Like Sonic Youth themselves, I wanted desperately to love this book unequivocally, but like my relationship with the band, this work is uneven and difficult. The good is really, really good. Catherine O'Flynn's interpretation of Snare, Girl is especially good in the way that she traps the reader along with a girl in the trunk of the car only to manipulate the reader through an emotional and psychological tug-of-war. Christopher Coake's variation of Unmade Bed captures the sharp reality of getting your ass kicked for absolutely no good reason and Brother James by Emily MaGuire is a smart, snarky and satirical look at the life of Jesus as seen through the eyes of his brother.... um... James. These stories alone are worth the price of admission.

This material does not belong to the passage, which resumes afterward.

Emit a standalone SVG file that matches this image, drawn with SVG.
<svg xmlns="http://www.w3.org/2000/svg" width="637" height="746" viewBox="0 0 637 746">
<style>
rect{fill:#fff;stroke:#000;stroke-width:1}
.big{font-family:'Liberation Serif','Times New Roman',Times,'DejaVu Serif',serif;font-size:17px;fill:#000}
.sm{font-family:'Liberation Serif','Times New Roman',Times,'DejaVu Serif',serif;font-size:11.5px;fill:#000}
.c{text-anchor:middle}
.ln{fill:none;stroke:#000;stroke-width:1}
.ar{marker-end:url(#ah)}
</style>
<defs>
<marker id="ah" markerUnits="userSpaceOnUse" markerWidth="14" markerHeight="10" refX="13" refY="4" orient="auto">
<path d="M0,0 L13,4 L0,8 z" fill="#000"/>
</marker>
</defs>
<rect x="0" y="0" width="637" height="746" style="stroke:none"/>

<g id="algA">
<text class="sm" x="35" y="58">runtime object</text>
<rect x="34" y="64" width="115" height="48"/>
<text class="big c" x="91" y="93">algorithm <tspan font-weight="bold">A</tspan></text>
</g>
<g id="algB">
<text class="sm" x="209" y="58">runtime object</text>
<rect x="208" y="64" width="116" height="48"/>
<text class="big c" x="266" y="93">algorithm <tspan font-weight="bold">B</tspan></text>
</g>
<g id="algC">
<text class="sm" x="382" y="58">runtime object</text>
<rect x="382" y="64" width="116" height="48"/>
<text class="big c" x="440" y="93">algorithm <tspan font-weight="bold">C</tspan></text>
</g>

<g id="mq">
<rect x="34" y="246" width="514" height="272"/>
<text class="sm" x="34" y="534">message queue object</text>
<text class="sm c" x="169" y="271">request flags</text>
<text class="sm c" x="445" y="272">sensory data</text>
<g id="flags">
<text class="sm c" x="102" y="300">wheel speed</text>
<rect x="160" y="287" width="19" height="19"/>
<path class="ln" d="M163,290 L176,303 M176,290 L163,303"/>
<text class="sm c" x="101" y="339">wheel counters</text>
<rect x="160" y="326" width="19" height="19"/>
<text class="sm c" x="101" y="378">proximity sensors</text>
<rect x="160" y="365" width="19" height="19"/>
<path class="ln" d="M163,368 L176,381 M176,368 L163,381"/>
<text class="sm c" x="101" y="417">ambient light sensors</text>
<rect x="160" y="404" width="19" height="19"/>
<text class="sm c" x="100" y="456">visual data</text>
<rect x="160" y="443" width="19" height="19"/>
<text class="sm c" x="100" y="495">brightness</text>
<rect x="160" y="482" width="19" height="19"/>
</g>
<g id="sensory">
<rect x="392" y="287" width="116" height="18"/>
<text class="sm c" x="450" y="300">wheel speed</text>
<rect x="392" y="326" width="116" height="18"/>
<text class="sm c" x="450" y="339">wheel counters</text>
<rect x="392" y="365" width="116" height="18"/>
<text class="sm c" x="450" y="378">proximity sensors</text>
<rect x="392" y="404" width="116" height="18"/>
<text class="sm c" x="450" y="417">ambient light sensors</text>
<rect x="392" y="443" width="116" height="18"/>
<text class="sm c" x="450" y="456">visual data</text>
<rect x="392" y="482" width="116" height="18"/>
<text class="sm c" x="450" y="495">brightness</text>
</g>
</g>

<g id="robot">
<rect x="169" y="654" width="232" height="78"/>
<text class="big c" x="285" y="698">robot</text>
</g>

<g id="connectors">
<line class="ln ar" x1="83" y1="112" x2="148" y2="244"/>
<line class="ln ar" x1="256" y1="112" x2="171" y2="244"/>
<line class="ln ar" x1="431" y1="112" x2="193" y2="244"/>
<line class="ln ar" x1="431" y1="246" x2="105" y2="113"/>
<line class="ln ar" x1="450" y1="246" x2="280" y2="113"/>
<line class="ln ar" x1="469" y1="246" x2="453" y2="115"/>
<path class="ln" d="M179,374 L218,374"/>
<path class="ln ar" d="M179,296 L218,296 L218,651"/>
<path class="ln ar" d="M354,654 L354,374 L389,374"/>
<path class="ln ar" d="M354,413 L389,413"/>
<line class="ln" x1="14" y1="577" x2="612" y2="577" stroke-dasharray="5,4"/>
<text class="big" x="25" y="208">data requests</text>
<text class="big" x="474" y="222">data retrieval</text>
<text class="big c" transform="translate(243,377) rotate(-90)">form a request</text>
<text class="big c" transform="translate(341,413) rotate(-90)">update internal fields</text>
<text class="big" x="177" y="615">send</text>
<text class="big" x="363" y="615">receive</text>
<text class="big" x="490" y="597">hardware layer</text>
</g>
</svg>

But like a mediocre Sonic Youth offering, the bad is really, really bad. Call me a literary troglodyte if you must, but I simply hate avant-garde fiction. While I understand what is represents from an Ornette Colman/Free Jazz sort of perspective, the idea of reading 15 pages of sentences that don't really add up to a coherent story seems like a waste of time. Listening to My Friend Goo, the song, is a far cry from reading it as a stream of consciousness mess (Sorry Shelley Jackson). I've read a bit of avant-garde fiction over the years and it has literary value, I'm sure. It's just not my thing and I found that it really disjointed the collection. Made it uneven and quirky. But I guess I should have expected this sort of dichotomy given that Sonic Youth has played the same game with me for over 20 years.

Regardless, fans of Sonic Youth are going to find something in this collection to enjoy. I did. I droves. As for everyone else? I'm not sure. If you go into this collection blind (as in having never heard Sonic Youth) I would suggest a primer. You could download all the tracks used in the book. That would be the logical introduction given that you are about to read the book. But I'd do what I did. Go get Daydream Nation. Sit at home... alone... in the dark, glass of wine in hand and take it in. Do this repeatedly over a few weeks. If that album hasn't seeped into the pores of your very being, then give this book a pass. Sonic Youth is not for everybody.